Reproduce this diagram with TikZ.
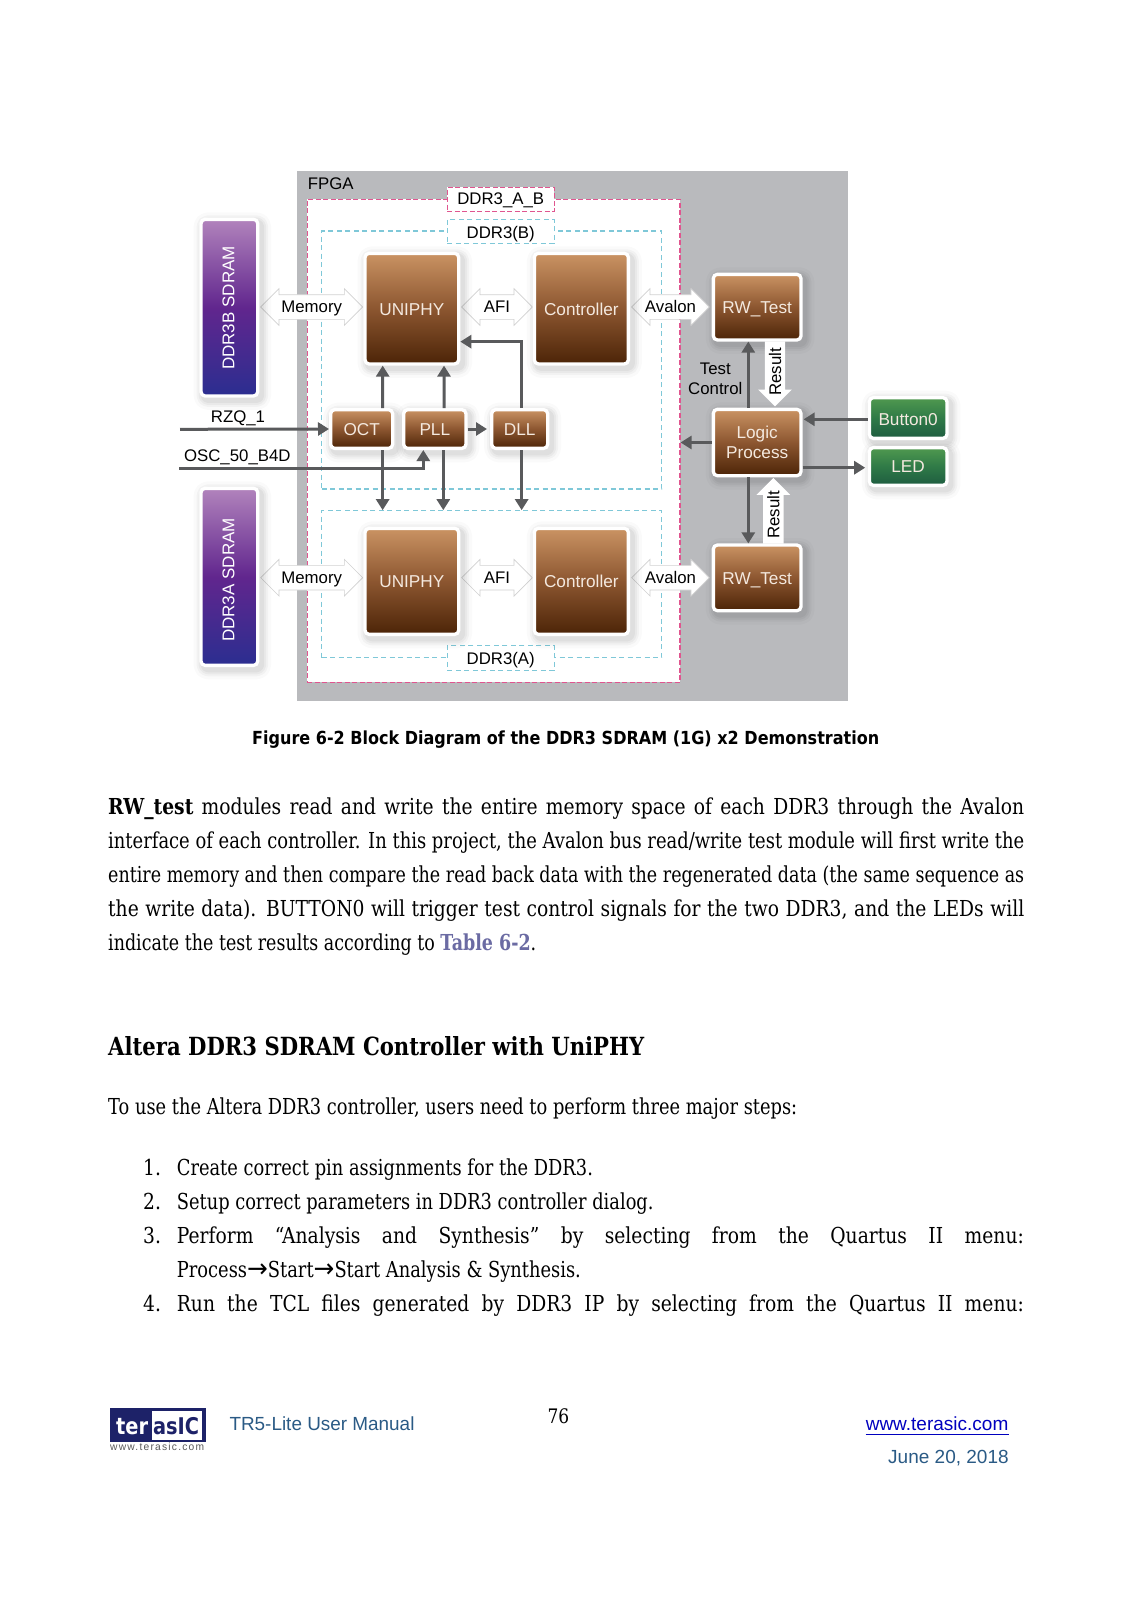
\documentclass[tikz,border=0pt]{standalone}
\usepackage{fontspec}
\usepackage{graphicx}
\usetikzlibrary{arrows.meta,shapes.arrows}
\setmainfont[FakeStretch=.85]{DejaVu Serif}
\newfontfamily\lsans{Liberation Sans}
\newfontfamily\logosm[LetterSpace=12]{Liberation Sans}
\newfontfamily\capfont{DejaVu Sans}
\newfontfamily\arwfont{DejaVu Sans}
\newcommand\szf[1]{\fontsize{#1}{#1}\selectfont}
\newsavebox\flbox
\newcommand\fl[2]{\sbox\flbox{#2}\ifdim\wd\flbox>#1pt\relax\resizebox{#1pt}{\height}{\usebox\flbox}\else\hbox to #1pt{\unhbox\flbox}\fi}
\definecolor{fpgagray}{HTML}{B9BABD}
\definecolor{pinkdash}{HTML}{E0558F}
\definecolor{bluedash}{HTML}{7FC8D8}
\definecolor{arrowgray}{HTML}{595A5C}
\definecolor{footblue}{HTML}{2A5A85}
\definecolor{logonavy}{HTML}{1D2268}
\definecolor{linkcol}{HTML}{6B6BA3}
\definecolor{brtop}{HTML}{CA9363}
\definecolor{brmid}{HTML}{8C5630}
\definecolor{brbot}{HTML}{4C2407}
\definecolor{putop}{HTML}{B183BC}
\definecolor{pumid}{HTML}{61268E}
\definecolor{pubot}{HTML}{2B2E90}
\definecolor{grtop}{HTML}{50994F}
\definecolor{grmid}{HTML}{2F7A47}
\definecolor{grbot}{HTML}{1E5C40}
\definecolor{blocktext}{HTML}{F4E9DF}
\tikzset{
  soft/.style={
    preaction={draw=black,draw opacity=.02,line width=21pt,line join=round,transform canvas={xshift=3pt,yshift=-3.5pt}},
    preaction={draw=black,draw opacity=.03,line width=15pt,line join=round,transform canvas={xshift=3pt,yshift=-3.5pt}},
    preaction={draw=black,draw opacity=.035,line width=11pt,line join=round,transform canvas={xshift=3pt,yshift=-3.5pt}},
    preaction={draw=black,draw opacity=.04,line width=7pt,line join=round,transform canvas={xshift=3pt,yshift=-3.5pt}}},
  block/.style={soft,draw=white,line width=3.3pt,rounded corners=4pt,inner sep=0pt,align=center,text=blocktext,font=\lsans\szf{17.2}},
  brownbox/.style={block,top color=brtop,bottom color=brbot,middle color=brmid},
  purplebox/.style={block,top color=putop,bottom color=pubot,middle color=pumid},
  greenbox/.style={block,top color=grtop,bottom color=grbot,middle color=grmid},
  oneline/.style={text height=#1pt,text depth=0pt},
  txt/.style={inner sep=0pt,font=\lsans\szf{16.8},text=black},
  lbl/.style={inner sep=0pt,font=\lsans\szf{16.8},text=black,align=center},
  dbl/.style={double arrow,draw=black!18,line width=.7pt,fill=white,inner xsep=0pt,inner ysep=6.3pt,double arrow head extend=6pt,double arrow head indent=0pt,minimum width=36pt,font=\lsans\szf{16.8},text=black,oneline=11.4},
  res/.style={single arrow,draw=none,fill=white,inner xsep=0pt,inner ysep=10pt,single arrow head extend=6.7pt,single arrow head indent=0pt,minimum width=33.4pt},
  pinkbox/.style={draw=pinkdash,line width=1.1pt,dash pattern=on 5pt off 2.5pt,inner sep=0pt},
  bluebox/.style={draw=bluedash,line width=1.1pt,dash pattern=on 5pt off 3.5pt,inner sep=0pt},
  arr/.style={draw=arrowgray,line width=3pt,-{Triangle[length=11pt,width=13pt]}},
  bodyline/.style={inner sep=0pt,anchor=base west},
}
\newcommand\bx[7]{%
  \pgfmathsetmacro\bcx{(#2+#4)/2}\pgfmathsetmacro\bcy{(#3+#5)/2}%
  \pgfmathsetmacro\bw{#4-#2+3.3}\pgfmathsetmacro\bh{#5-#3+3.3}%
  \node[#6,minimum width=\bw pt,minimum height=\bh pt] (#1) at (\bcx,\bcy) {#7};}
\newcommand\dash[6]{%
  \pgfmathsetmacro\bcx{(#2+#4)/2}\pgfmathsetmacro\bcy{(#3+#5)/2}%
  \pgfmathsetmacro\bw{#4-#2}\pgfmathsetmacro\bh{#5-#3}%
  \node[#6,minimum width=\bw pt,minimum height=\bh pt] (#1) at (\bcx,\bcy) {};}
\newcommand\body[4]{\node[bodyline] (#1) at (#2,#3) {\szf{22}#4};}
\begin{document}
\begin{tikzpicture}[x=1pt,y=-1pt]
\useasboundingbox (0,0) rectangle (1132,1601);
\fill[white] (0,0) rectangle (1132,1601);

% FPGA and dashed regions
\dash{fpga}{296.7}{171}{847.7}{700.7}{fill=fpgagray,inner sep=0pt}
\dash{pink}{307.3}{199.3}{680}{682.3}{pinkbox,fill=white}
\dash{ddrB}{321.7}{231}{661.7}{489}{bluebox}
\dash{ddrA}{321.7}{510.7}{661.7}{657.7}{bluebox}
\node[pinkbox,fill=white,minimum width=106.7pt,minimum height=24.4pt,font=\lsans\szf{16.8},oneline=9.6] (labAB) at (500.7,199.5) {DDR3\_A\_B};
\node[bluebox,fill=white,minimum width=106.7pt,minimum height=24pt,font=\lsans\szf{16.8},oneline=14] (labB) at (500.7,231.3) {DDR3(B)};
\node[bluebox,fill=white,minimum width=106.7pt,minimum height=25pt,font=\lsans\szf{16.8},oneline=13] (labA) at (500.7,657.8) {DDR3(A)};
\node[txt,anchor=base west] (fpgalab) at (307.7,189.3) {FPGA};

% Wide double arrows
\node[dbl,minimum height=102pt] (memT) at (311.7,307) {Memory};
\node[dbl,minimum height=70.6pt] (afiT) at (497,307) {AFI};
\node[dbl,minimum height=77.6pt] (avaT) at (670.5,307) {Avalon};
\node[dbl,minimum height=102pt] (memB) at (311.7,577.7) {Memory};
\node[dbl,minimum height=70.6pt] (afiB) at (497,577.7) {AFI};
\node[dbl,minimum height=77.6pt] (avaB) at (670.5,577.7) {Avalon};

% Blocks
\bx{ddrBm}{202.7}{221}{256}{394.3}{purplebox}{}
\bx{ddrAm}{202.7}{490}{256}{663.7}{purplebox}{}
\node[inner sep=0pt,rotate=90,text=white,font=\lsans\szf{17}] (ddrBt) at (228.5,308) {DDR3B SDRAM};
\node[inner sep=0pt,rotate=90,text=white,font=\lsans\szf{17}] (ddrAt) at (228.5,580) {DDR3A SDRAM};
\bx{uT}{366.7}{255}{457}{362.3}{brownbox,oneline=14}{UNIPHY}
\bx{cT}{536}{255}{626.7}{362.3}{brownbox,oneline=14}{Controller}
\bx{uB}{366.7}{530}{457}{632.7}{brownbox,oneline=11.3}{UNIPHY}
\bx{cB}{536}{530}{626.7}{632.7}{brownbox,oneline=11.3}{Controller}
\bx{oct}{332.3}{411.3}{391}{446.7}{brownbox,oneline=12.6}{OCT}
\bx{pll}{405.3}{411.3}{464.3}{446.7}{brownbox,oneline=12.6}{PLL}
\bx{dll}{493.3}{411.3}{546}{446.7}{brownbox,oneline=12.6}{DLL}
\bx{rwT}{715}{276}{799.3}{338.3}{brownbox,oneline=12.4}{RW\_Test}
\bx{logic}{715}{411}{799.3}{474}{brownbox}{Logic\\[3pt]Process}
\bx{rwB}{715}{546.7}{799.3}{609}{brownbox,oneline=13}{RW\_Test}
\bx{btn}{871}{399.3}{945.3}{436.7}{greenbox,oneline=14}{Button0}
\bx{led}{871}{449.3}{945.3}{483.7}{greenbox,oneline=11.4}{LED}

% Line connectors
\coordinate (rzqin) at (180,429.3);
\coordinate (oscin) at (179,468.7);
\draw[arr] ([xshift=21pt]oct.north) -- ([xshift=-29.15pt]uT.south);
\draw[arr] ([xshift=9.2pt]pll.north) -- ([xshift=32.15pt]uT.south);
\draw[arr] ([xshift=2pt]dll.north) |- ([yshift=-33pt]uT.east);
\draw[arr] (rzqin) -- (oct.west);
\draw[arr] (oscin) -| ([xshift=-11.5pt]pll.south);
\draw[arr,shorten >=3pt] (pll.east) -- (dll.west);
\draw[arr] ([xshift=21pt]oct.south) -- ([xshift=21pt]oct.south |- ddrA.north);
\draw[arr] ([xshift=8.5pt]pll.south) -- ([xshift=8.5pt]pll.south |- ddrA.north);
\draw[arr] ([xshift=2pt]dll.south) -- ([xshift=2pt]dll.south |- ddrA.north);
\draw[arr] ([xshift=-8.85pt]logic.north) -- ([xshift=-8.85pt]rwT.south);
\draw[arr] ([xshift=-8.85pt]logic.south) -- ([xshift=-8.85pt]rwB.north);
\draw[arr] (logic.west) -- (logic.west -| pink.east);
\draw[arr,shorten >=1pt] ([yshift=-1.3pt]btn.west) -- ([yshift=-1.3pt]btn.west -| logic.east);
\draw[arr,shorten >=2.5pt] ([yshift=-25.2pt]logic.east) -- ([yshift=-25.2pt]logic.east -| led.west);

% Result arrows
\node[res,minimum height=65pt,rotate=-90,anchor=tip] (resT) at (775,406.7) {};
\node[res,minimum height=65.6pt,rotate=90,anchor=tip] (resB) at (773.3,477.7) {};
\node[inner sep=0pt,rotate=90,font=\lsans\szf{16.8}] (resTt) at (775,371.7) {Result};
\node[inner sep=0pt,rotate=90,font=\lsans\szf{16.8}] (resBt) at (773.3,515) {Result};

% Free labels
\node[lbl] (testctl) at (715.3,379) {Test\\[2.8pt]Control};
\node[txt,anchor=base] (rzq) at (238,422.3) {RZQ\_1};
\node[txt,anchor=base] (oscl) at (237.3,461.7) {OSC\_50\_B4D};

% Caption and page text
\node[bodyline] (cap) at (252,744) {\capfont\bfseries\szf{18}\fl{627}{Figure 6-2 Block Diagram of the DDR3 SDRAM (1G) x2 Demonstration}};
\body{p1}{108}{814.3}{\fl{916}{\textbf{RW\_test} modules read and write the entire memory space of each DDR3 through the Avalon}}
\body{p2}{108}{848.3}{\fl{916}{interface of each controller. In this project, the Avalon bus read/write test module will first write the}}
\body{p3}{108}{882}{\fl{916}{entire memory and then compare the read back data with the regenerated data (the same sequence as}}
\body{p4}{108}{916.3}{\fl{916}{the write data). BUTTON0 will trigger test control signals for the two DDR3, and the LEDs will}}
\body{p5}{108}{950.7}{\fl{428}{indicate the test results according to \textcolor{linkcol}{\textbf{Table 6-2}}.}}
\node[bodyline] (head) at (108,1055) {\bfseries\szf{25}\fl{536}{Altera DDR3 SDRAM Controller with UniPHY}};
\body{intro}{108}{1114.3}{\fl{689}{To use the Altera DDR3 controller, users need to perform three major steps:}}
\body{n1}{143}{1175}{1.}
\body{n2}{143}{1209}{2.}
\body{n3}{143}{1243}{3.}
\body{n4}{143}{1311.7}{4.}
\body{l1}{176.7}{1175}{\fl{416}{Create correct pin assignments for the DDR3.}}
\body{l2}{176.7}{1209}{\fl{476.6}{Setup correct parameters in DDR3 controller dialog.}}
\body{l3}{176.7}{1243}{\fl{847}{Perform “Analysis and Synthesis” by selecting from the Quartus II menu:}}
\body{l3b}{176.7}{1277.3}{\fl{404}{Process{\arwfont\szf{26}→}Start{\arwfont\szf{26}→}Start Analysis \& Synthesis.}}
\body{l4}{176.7}{1311.7}{\fl{847}{Run the TCL files generated by DDR3 IP by selecting from the Quartus II menu:}}

% Footer
\fill[logonavy] (110,1408.3) rectangle (206,1442.3);
\fill[white] (151.7,1411) rectangle (201.7,1439.5);
\node[inner sep=0pt,anchor=base,text=white,font=\capfont\bfseries\szf{23}] (logoa) at (132.2,1434) {\fl{32}{ter}};
\node[inner sep=0pt,anchor=base,text=logonavy,font=\capfont\bfseries\szf{23}] (logob) at (176,1434) {\fl{46}{asIC}};
\node[inner sep=0pt,anchor=base west,text=black!65,font=\logosm\szf{10.5}] (logoc) at (110,1450) {\fl{94}{www.terasic.com}};
\node[inner sep=0pt,anchor=base west,text=footblue,font=\lsans\szf{19}] (manual) at (229.3,1430) {\fl{185}{TR5-Lite User Manual}};
\node[inner sep=0pt,anchor=base,font=\szf{20}] (pageno) at (558.4,1423) {76};
\node[inner sep=0pt,anchor=base west,text=blue!75!black,font=\lsans\szf{19}] (url) at (865.6,1430) {\fl{143}{www.terasic.com}};
\draw[blue!75!black,line width=1pt] ([yshift=-4.7pt]url.base west) -- ([yshift=-4.7pt]url.base east);
\node[inner sep=0pt,anchor=base west,text=footblue,font=\lsans\szf{19}] (date) at (888,1463.7) {\fl{120.5}{June 20, 2018}};
\end{tikzpicture}
\end{document}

> Written exercise
Identify and extract each line of the listing that contains "this".

> Exercise answer
Reproduce this diagram with TikZ.
\body{p2}{108}{848.3}{\fl{916}{interface of each controller. In this project, the Avalon bus read/write test module will first write the}}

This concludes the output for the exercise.